Coup d’état à Lougansk, la principale victime sera la vérité
Depuis trois jours, la République Populaire de Lougansk vit une crise politique majeure que l'on pourrait qualifier de coup d'état. Tout ce remue-ménage est qualifié de manière lénifiante de chasse aux éléments subversifs du SBU. Mais en réalité, bien peu d'informations ne filtrent.
Face à la crise en LNR, il y a cinq solutions :
La première, l'auto-censure comme de coutume depuis 3 ans, pour ne pas être accusé de servir la propagande de Kiev. Ce phénomène est d'autant plus important qu'il n'existe pas en DNR de délit d'opinion, la République n'est pas une dictature chacun est libre de penser ce qu'il veut, mais il existe bien un délit d’expression. Par exemple le blogger Roman Manekin a été emprisonné pendant 5 semaines pour une publication sur facebook. Il n'a dû sa libération qu'à l'intervention du Ministère des Affaires Étrangères de la Russie (Roman Manekin a la double nationalité russe et ukrainienne). D'une manière générale, on lui avait reproché la reprise de ses critiques par la presse ukrainienne.

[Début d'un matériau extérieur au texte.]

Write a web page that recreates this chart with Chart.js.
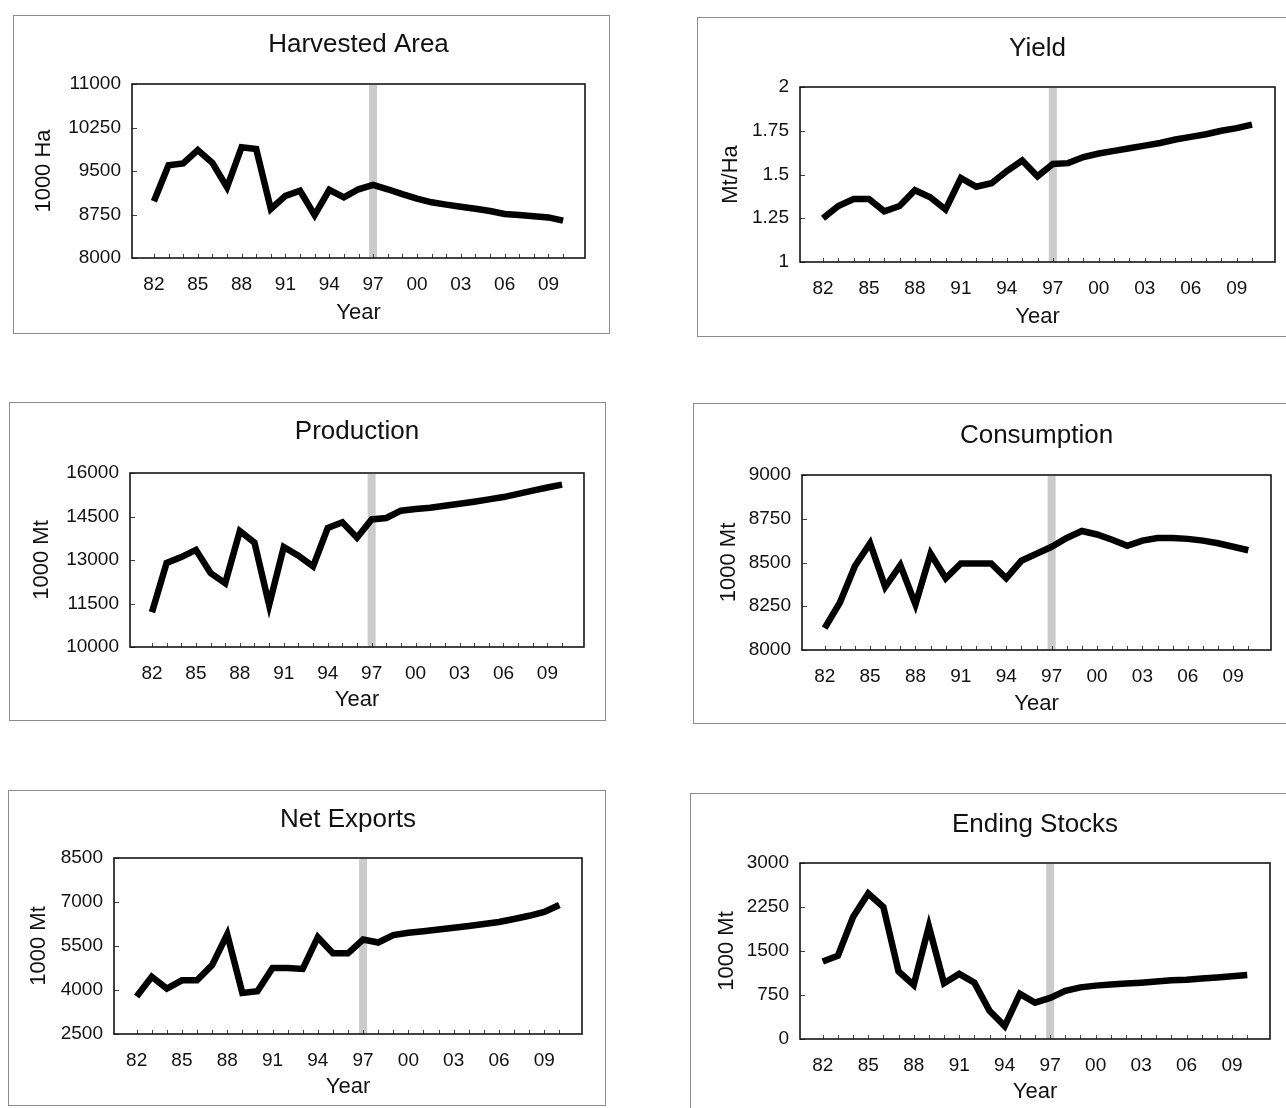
<!DOCTYPE html>
<html>
<head>
<meta charset="utf-8">
<script src="https://cdn.jsdelivr.net/npm/chart.js@4/dist/chart.umd.min.js"></script>
<style>
  html, body { margin: 0; padding: 0; background: #fff; width: 1286px; height: 1108px; overflow: hidden; }
  .frame { position: absolute; border: 1px solid #8c8c8c; box-sizing: border-box; }
  canvas { position: absolute; }
</style>
</head>
<body>
<script>
// Marketing years on the horizontal axis
const years = [1982, 1983, 1984, 1985, 1986, 1987, 1988, 1989, 1990, 1991,
               1992, 1993, 1994, 1995, 1996, 1997, 1998, 1999, 2000, 2001,
               2002, 2003, 2004, 2005, 2006, 2007, 2008, 2009, 2010];
const labelYears = [1982, 1985, 1988, 1991, 1994, 1997, 2000, 2003, 2006, 2009];
const baseYear = 1997; // last historical year, start of projections

// Series (one value per year)
const harvestedArea = [8980, 9600, 9630, 9860, 9640, 9220, 9910, 9880, 8845, 9070,
                       9160, 8740, 9175, 9045, 9185, 9260, 9185, 9100, 9025, 8960,
                       8920, 8885, 8850, 8810, 8760, 8740, 8720, 8700, 8645];
const yieldPerHa = [1.25, 1.32, 1.36, 1.36, 1.29, 1.32, 1.41, 1.37, 1.30, 1.48,
                    1.43, 1.45, 1.52, 1.58, 1.49, 1.56, 1.565, 1.60, 1.62, 1.635,
                    1.65, 1.665, 1.68, 1.70, 1.715, 1.73, 1.75, 1.765, 1.785];
const production = [11200, 12900, 13100, 13350, 12550, 12200, 14000, 13600, 11450, 13450,
                    13150, 12780, 14100, 14300, 13770, 14400, 14450, 14700, 14760, 14800,
                    14870, 14940, 15010, 15090, 15170, 15280, 15390, 15500, 15600];
const consumption = [8125, 8270, 8480, 8610, 8360, 8485, 8260, 8550, 8410, 8495,
                     8495, 8495, 8410, 8510, 8550, 8590, 8640, 8680, 8660, 8630,
                     8595, 8625, 8640, 8640, 8635, 8625, 8610, 8590, 8570];
const netExports = [3780, 4450, 4050, 4330, 4330, 4850, 5900, 3900, 3960, 4750,
                    4750, 4720, 5800, 5250, 5250, 5720, 5620, 5870, 5950, 6000,
                    6060, 6120, 6180, 6250, 6320, 6420, 6530, 6660, 6900];
const endingStocks = [1320, 1420, 2080, 2480, 2250, 1150, 920, 1920, 950, 1110,
                      960, 480, 220, 770, 620, 700, 820, 880, 910, 930,
                      945, 960, 980, 1000, 1010, 1030, 1050, 1070, 1090];

// Value-axis tick labels
const areaTicks = [8000, 8750, 9500, 10250, 11000];
const yieldTicks = [1, 1.25, 1.5, 1.75, 2];
const productionTicks = [10000, 11500, 13000, 14500, 16000];
const consumptionTicks = [8000, 8250, 8500, 8750, 9000];
const exportTicks = [2500, 4000, 5500, 7000, 8500];
const stockTicks = [0, 750, 1500, 2250, 3000];

const FONT = "'Liberation Sans', Arial, Helvetica, sans-serif";
const INK = '#111';

// Page placement of each panel: outer frame, plot rectangle and text anchors
const panels = [
  { title: 'Harvested Area', unit: '1000 Ha', values: harvestedArea, ticks: areaTicks,
    box: [13, 15, 610, 334], plot: [132, 84, 585, 258], titleY: 43, unitX: 42, yearY: 311 },
  { title: 'Yield', unit: 'Mt/Ha', values: yieldPerHa, ticks: yieldTicks,
    box: [697, 17, 1290, 337], plot: [800, 87, 1275, 262], titleY: 47, unitX: 729, yearY: 315 },
  { title: 'Production', unit: '1000 Mt', values: production, ticks: productionTicks,
    box: [9, 402, 606, 721], plot: [130, 473, 584, 647], titleY: 430, unitX: 40, yearY: 698 },
  { title: 'Consumption', unit: '1000 Mt', values: consumption, ticks: consumptionTicks,
    box: [693, 403, 1290, 724], plot: [802, 475, 1271, 650], titleY: 434, unitX: 727, yearY: 702 },
  { title: 'Net Exports', unit: '1000 Mt', values: netExports, ticks: exportTicks,
    box: [8, 790, 606, 1106], plot: [114, 858, 582, 1034], titleY: 818, unitX: 37, yearY: 1085 },
  { title: 'Ending Stocks', unit: '1000 Mt', values: endingStocks, ticks: stockTicks,
    box: [690, 793, 1290, 1112], plot: [800, 863, 1270, 1039], titleY: 823, unitX: 725, yearY: 1090 }
];

// Shaded projection marker, inward tick marks and plot frame
const decorations = {
  id: 'decorations',
  beforeDatasetsDraw(chart) {
    const { ctx, chartArea: a, scales: { x, y } } = chart;
    ctx.save();
    const bx = x.getPixelForValue(baseYear);
    ctx.fillStyle = '#cbcbcb';
    ctx.fillRect(bx - 4, a.top + 1, 8, a.bottom - a.top - 1);

    ctx.strokeStyle = '#444';
    ctx.lineWidth = 1;
    ctx.beginPath();
    years.forEach(v => {
      const px = Math.round(x.getPixelForValue(v)) + 0.5;
      ctx.moveTo(px, a.bottom);
      ctx.lineTo(px, a.bottom - 4);
    });
    y.ticks.forEach(t => {
      const py = Math.round(y.getPixelForValue(t.value)) + 0.5;
      ctx.moveTo(a.left, py);
      ctx.lineTo(a.left + 5, py);
    });
    ctx.stroke();

    ctx.strokeStyle = '#151515';
    ctx.lineWidth = 1.6;
    ctx.strokeRect(a.left, a.top, a.right - a.left, a.bottom - a.top);
    ctx.restore();
  }
};

panels.forEach(p => {
  const [bl, bt, br, bb] = p.box;
  const [pl, pt, pr, pb] = p.plot;
  const W = br - bl, H = bb - bt;

  const frame = document.createElement('div');
  frame.className = 'frame';
  Object.assign(frame.style, { left: bl + 'px', top: bt + 'px', width: W + 'px', height: H + 'px' });
  document.body.appendChild(frame);

  const canvas = document.createElement('canvas');
  canvas.width = W; canvas.height = H;
  Object.assign(canvas.style, { left: bl + 'px', top: bt + 'px', width: W + 'px', height: H + 'px' });
  document.body.appendChild(canvas);

  const titleSize = 26, titleLH = titleSize * 1.2;
  const titleTop = p.titleY + 2 - bt - titleLH / 2;
  const titleBottom = (pt - bt) - titleTop - titleLH;
  const axisSize = 22, axisLH = axisSize * 1.2;
  const tickSize = 19, tickLH = tickSize * 1.2;
  const noGrid = { display: false, drawTicks: false, tickLength: 0 };

  new Chart(canvas, {
    type: 'line',
    data: {
      datasets: [{
        data: years.map((yr, i) => ({ x: yr, y: p.values[i] })),
        borderColor: '#000',
        borderWidth: 6.5,
        pointRadius: 0,
        tension: 0,
        fill: false,
        borderJoinStyle: 'miter',
        borderCapStyle: 'butt'
      }]
    },
    options: {
      responsive: false,
      animation: false,
      devicePixelRatio: 1,
      layout: { padding: { left: 0, top: 0, right: br - pr, bottom: 0 } },
      plugins: {
        legend: { display: false },
        tooltip: { enabled: false },
        title: {
          display: true, text: p.title, fullSize: false, color: INK,
          font: { family: FONT, size: titleSize, weight: 'normal', lineHeight: 1.2 },
          padding: { top: titleTop, bottom: titleBottom }
        }
      },
      scales: {
        x: {
          type: 'linear', min: 1980.5, max: 2011.5,
          grid: noGrid, border: { display: false },
          afterBuildTicks: s => { s.ticks = labelYears.map(v => ({ value: v })); },
          afterFit: s => { s.height = bb - pb; },
          ticks: {
            autoSkip: false, maxRotation: 0, padding: 27 - tickLH / 2, color: INK,
            font: { family: FONT, size: tickSize, lineHeight: 1.2 },
            callback: v => String(v % 100).padStart(2, '0')
          },
          title: {
            display: true, text: 'Year', color: INK,
            font: { family: FONT, size: axisSize, lineHeight: 1.2 },
            padding: { top: 0, bottom: bb - p.yearY - 2 - axisLH / 2 }
          }
        },
        y: {
          min: p.ticks[0], max: p.ticks[p.ticks.length - 1],
          grid: noGrid, border: { display: false },
          afterBuildTicks: s => { s.ticks = p.ticks.map(v => ({ value: v })); },
          afterFit: s => { s.width = pl - bl; },
          ticks: {
            padding: 11, color: INK,
            font: { family: FONT, size: tickSize, lineHeight: 1.2 },
            callback: v => String(v)
          },
          title: {
            display: true, text: p.unit, color: INK,
            font: { family: FONT, size: axisSize, lineHeight: 1.2 },
            padding: { top: p.unitX + 2 - bl - axisLH / 2, bottom: 0 }
          }
        }
      }
    },
    plugins: [decorations]
  });
});
</script>
</body>
</html>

Ekatarina Gubareva député de la DNR a failli connaître le même sort pour avoir critiqué la redistribution de 30 % des amendes aux fonctionnaires du service de lutte anti-corruption. Cette mesure est justifiée par le ministre de tutelle par le fait que 3/4 des dossiers traités par ce service se réglaient par un pot-de-vin.
Cette restriction de la parole n'est pas la résultante d'un déni de démocratie, mais liée à la guerre civile. Dans tous les conflits, les premières victimes sont la liberté d'expression et la vérité.
La deuxième solution consiste à ne pas commenter des événements de politique extérieure d'un pays étranger, comme le fait la Russie. La politique ukrainienne de cette dernière semble de plus en plus se diriger vers une application stricte des accords de Minsk. On comprend d'autant plus sa réticence à intervenir. De plus, l'Occident est à l’affût d'une ingérence russe pour appliquer un tour de vis supplémentaire aux sanctions contre Moscou.
La troisième solution est de faire la synthèse de tous les articles déjà publiés et ne surtout pas chercher à dire la vérité, ou relayer la propagande officielle, comme le font les médias francophones de Donetsk. La censure dans la presse de Donetsk existe, pour y avoir écrit, je suis bien placé pour le dire. Un article évoquant un problème local y sera systématiquement refusé par la rédaction (par exemple l'évocation de la contrebande). La tâche des journalistes fonctionnaires locaux consiste à republier ou traduire les informations qui leur sont fournies, ils sont donc incapables de produire de l'information ceci explique le black-out actuel.
La quatrième solution, essayer par le biais de l'humour, de dire une vérité en espérant ne pas se retrouver avec la mise en accusation "Pro-Kiev".
La Cinquième et dernière solution : se risquer à commenter.
La crise comme l'ont fait remarquer les journalistes locaux a bien commencé il y a deux semaines, mais personne ne nous a expliqué pourquoi, l'information n'avait pas été relayée...
Tout commence effectivement il y a quinze jours par une déclaration du ministre des affaires étrangères de la LNR Vladislav Deïnevo, déclarant que l'avenir de la LNR était de réintégrer l'Ukraine conformément aux accords de Minsk. Propos rapidement recadrés par le Président Plotnisky, qui déclarât que le seul avenir était l’indépendance.
Ce quiproquo gouvernemental illustre bien la complexité de la politique locale. Écartelée entre une volonté endogène (bien qu'encouragée et servant les intérêts de Kiev) d'indépendance et une volonté exogène (Moscou) la sommant d'appliquer les accords de Minsk. Le dernier exemple en date est l'intervention ferme de Vladimir Poutine pour faire appliquer le point 5 des accords de Minsk, concernant la libération des prisonniers de guerre.
Le Kremlin n'a jamais caché que la solution de la crise ukrainienne était la fédéralisation. Ainsi la Russie par le biais des électeurs russophones et russophiles contrôlerait indirectement la destinée de l'Ukraine. La révolution Orange et « Maïdan » ne sont que des tentatives pour bâillonner la démocratie ukrainienne. En effet chaque fois que le peuple ukrainien s'exprime par les urnes, il inscrit son destin dans le monde russe.
A l'opposé, Kiev est la seule à tirer profit de la sécession de l'est du pays. L'Ukraine ne peut devenir Européenne qu'en se séparant de ses populations russophones...
Pour connaître l'avenir de la LNR dans les années à venir, il n'y a qu'a attendre le résultat de la chasse aux agents du SBU actuelle.
Propagande de Praviy Sektor : « qui ne saute pas, est un moscal ! ». Toute la politique ukrainienne est résumée dans ce dessin : se séparer des russophones pour entrer dans l'Europe.